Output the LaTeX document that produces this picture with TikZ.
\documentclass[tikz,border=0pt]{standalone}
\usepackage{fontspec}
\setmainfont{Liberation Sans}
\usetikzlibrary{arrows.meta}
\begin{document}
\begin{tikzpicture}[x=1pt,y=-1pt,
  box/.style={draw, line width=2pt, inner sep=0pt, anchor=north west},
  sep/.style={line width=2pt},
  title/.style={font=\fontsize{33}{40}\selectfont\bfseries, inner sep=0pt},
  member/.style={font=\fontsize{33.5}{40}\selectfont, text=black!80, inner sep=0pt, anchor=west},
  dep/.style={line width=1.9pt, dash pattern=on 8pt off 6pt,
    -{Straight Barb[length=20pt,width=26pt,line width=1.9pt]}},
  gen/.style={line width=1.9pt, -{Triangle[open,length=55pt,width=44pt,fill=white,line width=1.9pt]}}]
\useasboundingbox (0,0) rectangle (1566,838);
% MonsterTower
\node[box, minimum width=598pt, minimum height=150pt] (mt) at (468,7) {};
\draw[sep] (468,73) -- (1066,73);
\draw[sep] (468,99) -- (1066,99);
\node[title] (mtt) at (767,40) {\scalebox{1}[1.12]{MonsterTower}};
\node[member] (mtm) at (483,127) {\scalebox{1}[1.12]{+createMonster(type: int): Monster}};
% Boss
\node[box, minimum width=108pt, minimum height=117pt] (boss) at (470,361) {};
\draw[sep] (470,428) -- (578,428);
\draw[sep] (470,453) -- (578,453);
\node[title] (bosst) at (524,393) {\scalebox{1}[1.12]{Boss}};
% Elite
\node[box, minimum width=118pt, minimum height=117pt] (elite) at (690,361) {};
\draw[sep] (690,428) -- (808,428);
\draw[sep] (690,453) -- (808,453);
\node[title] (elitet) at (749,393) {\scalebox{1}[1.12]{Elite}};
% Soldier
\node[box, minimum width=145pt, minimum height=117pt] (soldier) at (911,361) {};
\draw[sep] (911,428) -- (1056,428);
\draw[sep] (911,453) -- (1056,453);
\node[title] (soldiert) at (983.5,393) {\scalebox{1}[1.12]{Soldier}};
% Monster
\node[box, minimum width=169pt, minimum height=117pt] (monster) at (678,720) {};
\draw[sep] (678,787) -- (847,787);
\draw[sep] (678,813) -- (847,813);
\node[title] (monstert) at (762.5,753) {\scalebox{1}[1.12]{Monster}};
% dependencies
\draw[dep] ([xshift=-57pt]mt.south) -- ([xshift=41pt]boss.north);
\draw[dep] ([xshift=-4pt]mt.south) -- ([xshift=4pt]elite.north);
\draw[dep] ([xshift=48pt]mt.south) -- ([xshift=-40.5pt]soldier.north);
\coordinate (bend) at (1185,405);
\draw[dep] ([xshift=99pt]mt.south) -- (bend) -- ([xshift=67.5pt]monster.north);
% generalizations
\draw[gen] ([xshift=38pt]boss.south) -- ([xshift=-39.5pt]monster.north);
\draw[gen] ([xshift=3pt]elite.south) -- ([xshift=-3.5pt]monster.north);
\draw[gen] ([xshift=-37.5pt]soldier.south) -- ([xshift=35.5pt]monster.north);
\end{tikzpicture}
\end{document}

——————————

TASK TO CARRY OUT:
Faithfully transcribe the whole of the data.

EXERCISE RESULT:
Output the LaTeX document that produces this picture with TikZ.
\documentclass[tikz,border=0pt]{standalone}
\usepackage{fontspec}
\setmainfont{Liberation Sans}
\usetikzlibrary{arrows.meta}
\begin{document}
\begin{tikzpicture}[x=1pt,y=-1pt,
  box/.style={draw, line width=2pt, inner sep=0pt, anchor=north west},
  sep/.style={line width=2pt},
  title/.style={font=\fontsize{33}{40}\selectfont\bfseries, inner sep=0pt},
  member/.style={font=\fontsize{33.5}{40}\selectfont, text=black!80, inner sep=0pt, anchor=west},
  dep/.style={line width=1.9pt, dash pattern=on 8pt off 6pt,
    -{Straight Barb[length=20pt,width=26pt,line width=1.9pt]}},
  gen/.style={line width=1.9pt, -{Triangle[open,length=55pt,width=44pt,fill=white,line width=1.9pt]}}]
\useasboundingbox (0,0) rectangle (1566,838);
% MonsterTower
\node[box, minimum width=598pt, minimum height=150pt] (mt) at (468,7) {};
\draw[sep] (468,73) -- (1066,73);
\draw[sep] (468,99) -- (1066,99);
\node[title] (mtt) at (767,40) {\scalebox{1}[1.12]{MonsterTower}};
\node[member] (mtm) at (483,127) {\scalebox{1}[1.12]{+createMonster(type: int): Monster}};
% Boss
\node[box, minimum width=108pt, minimum height=117pt] (boss) at (470,361) {};
\draw[sep] (470,428) -- (578,428);
\draw[sep] (470,453) -- (578,453);
\node[title] (bosst) at (524,393) {\scalebox{1}[1.12]{Boss}};
% Elite
\node[box, minimum width=118pt, minimum height=117pt] (elite) at (690,361) {};
\draw[sep] (690,428) -- (808,428);
\draw[sep] (690,453) -- (808,453);
\node[title] (elitet) at (749,393) {\scalebox{1}[1.12]{Elite}};
% Soldier
\node[box, minimum width=145pt, minimum height=117pt] (soldier) at (911,361) {};
\draw[sep] (911,428) -- (1056,428);
\draw[sep] (911,453) -- (1056,453);
\node[title] (soldiert) at (983.5,393) {\scalebox{1}[1.12]{Soldier}};
% Monster
\node[box, minimum width=169pt, minimum height=117pt] (monster) at (678,720) {};
\draw[sep] (678,787) -- (847,787);
\draw[sep] (678,813) -- (847,813);
\node[title] (monstert) at (762.5,753) {\scalebox{1}[1.12]{Monster}};
% dependencies
\draw[dep] ([xshift=-57pt]mt.south) -- ([xshift=41pt]boss.north);
\draw[dep] ([xshift=-4pt]mt.south) -- ([xshift=4pt]elite.north);
\draw[dep] ([xshift=48pt]mt.south) -- ([xshift=-40.5pt]soldier.north);
\coordinate (bend) at (1185,405);
\draw[dep] ([xshift=99pt]mt.south) -- (bend) -- ([xshift=67.5pt]monster.north);
% generalizations
\draw[gen] ([xshift=38pt]boss.south) -- ([xshift=-39.5pt]monster.north);
\draw[gen] ([xshift=3pt]elite.south) -- ([xshift=-3.5pt]monster.north);
\draw[gen] ([xshift=-37.5pt]soldier.south) -- ([xshift=35.5pt]monster.north);
\end{tikzpicture}
\end{document}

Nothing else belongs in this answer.